Accountable based on what laws? The real issue is that these things are perfectly legal regardless of who does it and that there is also almost no way to hold a supplier accountable for software security breaches (besides the fact that it is too late then anyways).
On the laws we have in European democracies that can be changed and adapted as needed (unlike in China, where this can’t be done).
Ok so you agree that there is a need to make laws here in Europe about it and subject any supplier to them regardless of where their HQ is located? No need to answer that 😅
In principle I’d agree, but I have a nitpick: The laws must say that those that built infrastructure must be European countries with their HQ in Europe (not foreign-owned subsidiaries with European HQ).
That would be likely incompatible with WTO agreements and usually leads to local quasi monopolists charging absurd prices to government run service providers. And it wouldn’t solve the likely issue of European companies buying the needed software and hardware from abroad anyway.

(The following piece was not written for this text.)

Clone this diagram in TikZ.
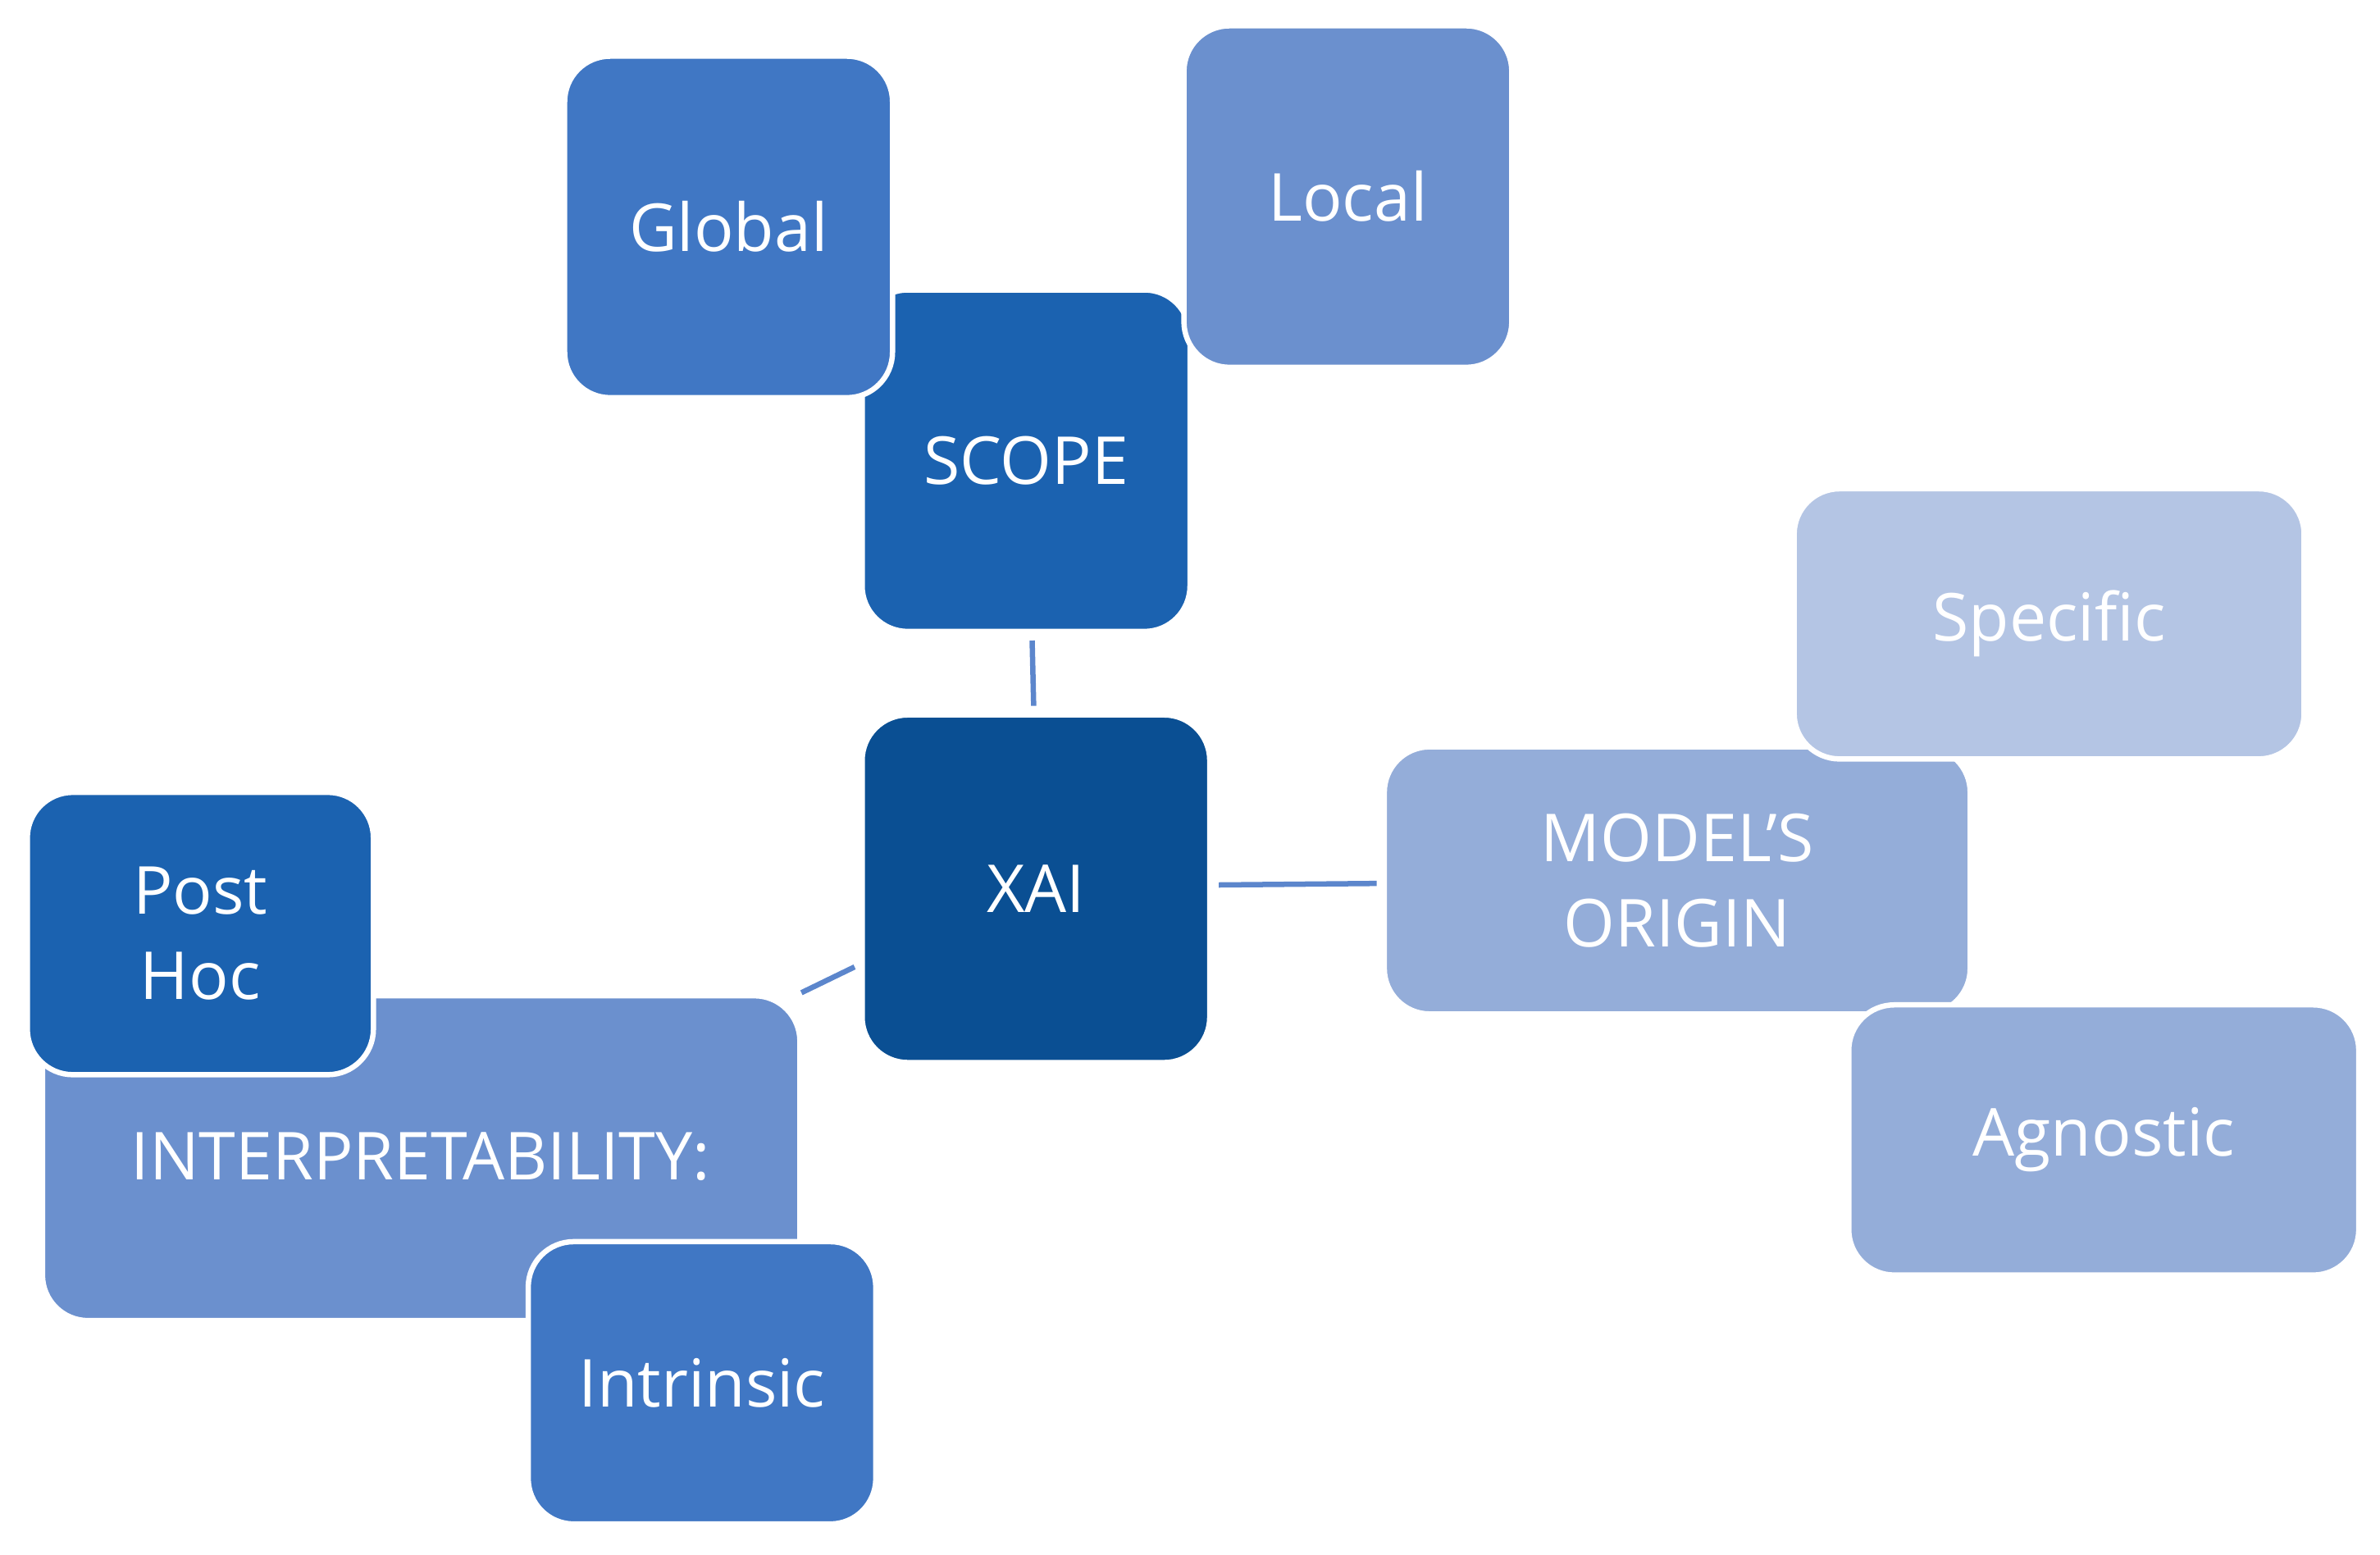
\documentclass[tikz,border=0pt]{standalone}
\usepackage{fontspec}
\setmainfont{Open Sans}
\begin{document}
\begin{tikzpicture}[x=0.05cm,y=-0.05cm,
 box/.style={draw=white,line width=5pt,rounded corners=1.5cm,text=white,align=center,
   font=\fontsize{62}{80}\selectfont},
 ln/.style={draw=c5,line width=5pt}]
\definecolor{c1}{HTML}{0A4F93}
\definecolor{c2}{HTML}{1B62B0}
\definecolor{c3}{HTML}{4077C4}
\definecolor{c4}{HTML}{6B90CE}
\definecolor{c5}{HTML}{5C86CC}
\definecolor{c6}{HTML}{94ADD9}
\definecolor{c7}{HTML}{B4C5E4}
\useasboundingbox (0,0) rectangle (1568,1024);
\newcommand\bx[7]{\path[box,fill=#6] (#1,#2) rectangle (#3,#4); \node[text=white,align=center,font=\fontsize{62}{80}\selectfont] (#7) at ({(#1+#3)/2},{(#2+#4)/2}) {#5};}
% lines
\coordinate (s1) at (680,422); \coordinate (s2) at (681,465);
\coordinate (m1) at (803,583); \coordinate (m2) at (907,582);
\coordinate (i1) at (528,654); \coordinate (i2) at (563,637);
\draw[ln] (s1)--(s2); \draw[ln] (m1)--(m2); \draw[ln] (i1)--(i2);
\bx{568}{191}{784}{416}{SCOPE}{c2}{scope}
\bx{372}{37}{588}{262}{Global}{c3}{global}
\bx{780}{17}{996}{242}{Local}{c4}{local}
\bx{568}{471}{797}{700}{XAI}{c1}{xai}
\bx{912}{492}{1298}{668}{MODEL'S\\ORIGIN}{c6}{model}
\bx{1182}{322}{1518}{500}{Specific}{c7}{specific}
\bx{1218}{662}{1554}{840}{Agnostic}{c6}{agnostic}
\path[box,fill=c4] (28,656) rectangle (527,870);
\node[text=white,font=\fontsize{62}{80}\selectfont] (interp) at (277,762) {INTERPRETABILITY:};
\bx{18}{522}{246}{708}{Post\\Hoc}{c2}{posthoc}
\bx{348}{818}{577}{1004}{Intrinsic}{c3}{intrinsic}
\end{tikzpicture}
\end{document}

Do you have anything that fosters your statements?
That aside, China has been doing exactly that for decades, and this practice has intensified in recent years and even months.
Europe isn’t China. It would be pointless to turn Europe into a quasi-China to prevent Chinese influence on Europe. Just like it is pointless to create European tech giants as a counter to US American ones.
What does that mean? And what has it to do with the linked report and what I said? This makes no sense.
China has a bunch of government aligned quasi-monopolists that try to expand into the European market. What you are suggesting is basically the same model, just with European ones, which is at most marginally better and will likely be much worse (I am old enough to remember when this was still a common model in western Europe, and it sucked big time).